start Data section

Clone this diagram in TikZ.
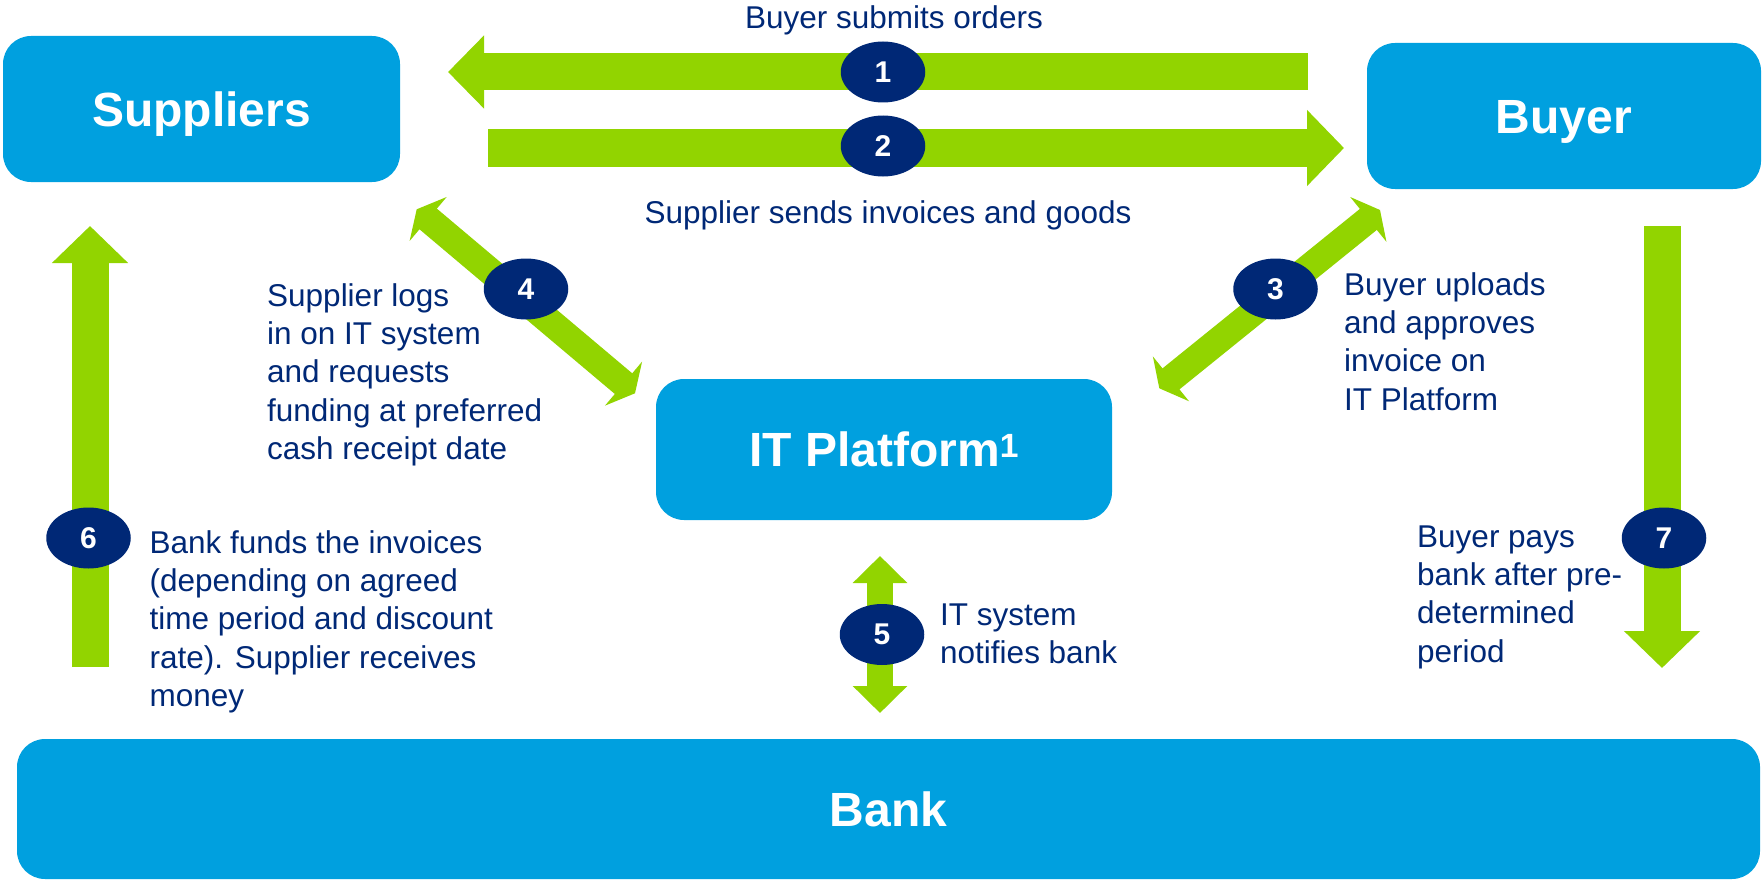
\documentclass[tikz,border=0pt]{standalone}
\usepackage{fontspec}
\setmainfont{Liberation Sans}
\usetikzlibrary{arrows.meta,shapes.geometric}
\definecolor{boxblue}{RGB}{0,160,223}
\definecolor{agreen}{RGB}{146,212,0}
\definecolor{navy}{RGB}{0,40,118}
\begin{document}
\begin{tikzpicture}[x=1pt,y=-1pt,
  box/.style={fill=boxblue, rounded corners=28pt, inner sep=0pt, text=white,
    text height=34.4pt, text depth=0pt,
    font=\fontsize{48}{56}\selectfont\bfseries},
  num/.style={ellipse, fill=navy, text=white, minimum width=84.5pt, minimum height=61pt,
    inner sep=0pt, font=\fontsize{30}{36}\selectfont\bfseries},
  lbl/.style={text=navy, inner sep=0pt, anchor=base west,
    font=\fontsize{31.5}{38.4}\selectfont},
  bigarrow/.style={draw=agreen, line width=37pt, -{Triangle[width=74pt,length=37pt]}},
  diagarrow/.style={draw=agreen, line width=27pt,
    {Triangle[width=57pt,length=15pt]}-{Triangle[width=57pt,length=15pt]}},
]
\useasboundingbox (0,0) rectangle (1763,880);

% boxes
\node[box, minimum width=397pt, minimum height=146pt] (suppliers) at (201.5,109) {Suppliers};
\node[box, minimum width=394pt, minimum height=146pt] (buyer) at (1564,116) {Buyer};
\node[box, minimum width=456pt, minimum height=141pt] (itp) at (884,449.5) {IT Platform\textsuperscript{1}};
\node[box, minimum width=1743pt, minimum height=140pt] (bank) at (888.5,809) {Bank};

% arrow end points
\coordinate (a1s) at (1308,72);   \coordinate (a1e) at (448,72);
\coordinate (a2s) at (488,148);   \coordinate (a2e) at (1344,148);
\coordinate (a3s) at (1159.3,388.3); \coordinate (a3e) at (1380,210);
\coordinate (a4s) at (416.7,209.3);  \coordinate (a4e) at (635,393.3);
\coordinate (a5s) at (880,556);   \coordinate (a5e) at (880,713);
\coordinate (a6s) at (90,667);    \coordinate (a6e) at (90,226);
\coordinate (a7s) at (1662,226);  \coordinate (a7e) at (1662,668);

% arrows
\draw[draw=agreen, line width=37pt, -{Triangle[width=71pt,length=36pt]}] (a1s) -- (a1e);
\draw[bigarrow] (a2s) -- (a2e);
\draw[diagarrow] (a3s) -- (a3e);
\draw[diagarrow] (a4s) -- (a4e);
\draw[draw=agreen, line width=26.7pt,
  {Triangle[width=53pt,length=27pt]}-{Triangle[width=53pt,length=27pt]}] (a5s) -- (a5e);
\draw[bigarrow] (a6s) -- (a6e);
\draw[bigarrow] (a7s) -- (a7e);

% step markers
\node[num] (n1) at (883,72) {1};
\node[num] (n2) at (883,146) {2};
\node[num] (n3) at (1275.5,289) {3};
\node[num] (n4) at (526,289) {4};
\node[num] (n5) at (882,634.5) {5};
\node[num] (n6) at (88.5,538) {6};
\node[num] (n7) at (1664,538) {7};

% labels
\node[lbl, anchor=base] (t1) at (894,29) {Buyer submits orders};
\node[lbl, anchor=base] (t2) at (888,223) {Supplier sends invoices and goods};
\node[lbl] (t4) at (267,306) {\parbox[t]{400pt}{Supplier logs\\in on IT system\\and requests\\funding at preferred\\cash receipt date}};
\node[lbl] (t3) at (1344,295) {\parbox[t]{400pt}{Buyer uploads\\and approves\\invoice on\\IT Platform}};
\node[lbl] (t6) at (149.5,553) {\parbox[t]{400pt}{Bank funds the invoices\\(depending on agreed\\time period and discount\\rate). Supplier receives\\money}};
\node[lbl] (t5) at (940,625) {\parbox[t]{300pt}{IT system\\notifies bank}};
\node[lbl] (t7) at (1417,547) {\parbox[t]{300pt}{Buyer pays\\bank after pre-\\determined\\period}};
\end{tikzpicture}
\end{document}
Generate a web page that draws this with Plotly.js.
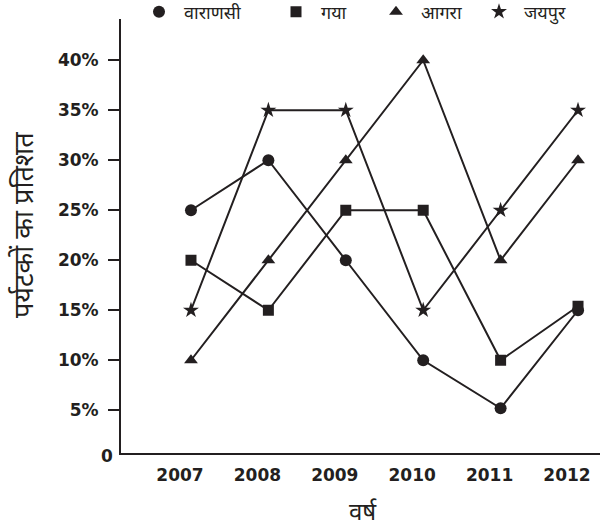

end Data section

Exercise directions: Print all of the entries word for word. Omit the pictures they contain.

Solution to the exercise:
Clone this diagram in TikZ.
\documentclass[tikz,border=0pt]{standalone}
\usepackage{fontspec}
\setmainfont{Liberation Sans}
\usetikzlibrary{arrows.meta,shapes.geometric}
\definecolor{boxblue}{RGB}{0,160,223}
\definecolor{agreen}{RGB}{146,212,0}
\definecolor{navy}{RGB}{0,40,118}
\begin{document}
\begin{tikzpicture}[x=1pt,y=-1pt,
  box/.style={fill=boxblue, rounded corners=28pt, inner sep=0pt, text=white,
    text height=34.4pt, text depth=0pt,
    font=\fontsize{48}{56}\selectfont\bfseries},
  num/.style={ellipse, fill=navy, text=white, minimum width=84.5pt, minimum height=61pt,
    inner sep=0pt, font=\fontsize{30}{36}\selectfont\bfseries},
  lbl/.style={text=navy, inner sep=0pt, anchor=base west,
    font=\fontsize{31.5}{38.4}\selectfont},
  bigarrow/.style={draw=agreen, line width=37pt, -{Triangle[width=74pt,length=37pt]}},
  diagarrow/.style={draw=agreen, line width=27pt,
    {Triangle[width=57pt,length=15pt]}-{Triangle[width=57pt,length=15pt]}},
]
\useasboundingbox (0,0) rectangle (1763,880);

% boxes
\node[box, minimum width=397pt, minimum height=146pt] (suppliers) at (201.5,109) {Suppliers};
\node[box, minimum width=394pt, minimum height=146pt] (buyer) at (1564,116) {Buyer};
\node[box, minimum width=456pt, minimum height=141pt] (itp) at (884,449.5) {IT Platform\textsuperscript{1}};
\node[box, minimum width=1743pt, minimum height=140pt] (bank) at (888.5,809) {Bank};

% arrow end points
\coordinate (a1s) at (1308,72);   \coordinate (a1e) at (448,72);
\coordinate (a2s) at (488,148);   \coordinate (a2e) at (1344,148);
\coordinate (a3s) at (1159.3,388.3); \coordinate (a3e) at (1380,210);
\coordinate (a4s) at (416.7,209.3);  \coordinate (a4e) at (635,393.3);
\coordinate (a5s) at (880,556);   \coordinate (a5e) at (880,713);
\coordinate (a6s) at (90,667);    \coordinate (a6e) at (90,226);
\coordinate (a7s) at (1662,226);  \coordinate (a7e) at (1662,668);

% arrows
\draw[draw=agreen, line width=37pt, -{Triangle[width=71pt,length=36pt]}] (a1s) -- (a1e);
\draw[bigarrow] (a2s) -- (a2e);
\draw[diagarrow] (a3s) -- (a3e);
\draw[diagarrow] (a4s) -- (a4e);
\draw[draw=agreen, line width=26.7pt,
  {Triangle[width=53pt,length=27pt]}-{Triangle[width=53pt,length=27pt]}] (a5s) -- (a5e);
\draw[bigarrow] (a6s) -- (a6e);
\draw[bigarrow] (a7s) -- (a7e);

% step markers
\node[num] (n1) at (883,72) {1};
\node[num] (n2) at (883,146) {2};
\node[num] (n3) at (1275.5,289) {3};
\node[num] (n4) at (526,289) {4};
\node[num] (n5) at (882,634.5) {5};
\node[num] (n6) at (88.5,538) {6};
\node[num] (n7) at (1664,538) {7};

% labels
\node[lbl, anchor=base] (t1) at (894,29) {Buyer submits orders};
\node[lbl, anchor=base] (t2) at (888,223) {Supplier sends invoices and goods};
\node[lbl] (t4) at (267,306) {\parbox[t]{400pt}{Supplier logs\\in on IT system\\and requests\\funding at preferred\\cash receipt date}};
\node[lbl] (t3) at (1344,295) {\parbox[t]{400pt}{Buyer uploads\\and approves\\invoice on\\IT Platform}};
\node[lbl] (t6) at (149.5,553) {\parbox[t]{400pt}{Bank funds the invoices\\(depending on agreed\\time period and discount\\rate). Supplier receives\\money}};
\node[lbl] (t5) at (940,625) {\parbox[t]{300pt}{IT system\\notifies bank}};
\node[lbl] (t7) at (1417,547) {\parbox[t]{300pt}{Buyer pays\\bank after pre-\\determined\\period}};
\end{tikzpicture}
\end{document}
Generate a web page that draws this with Plotly.js.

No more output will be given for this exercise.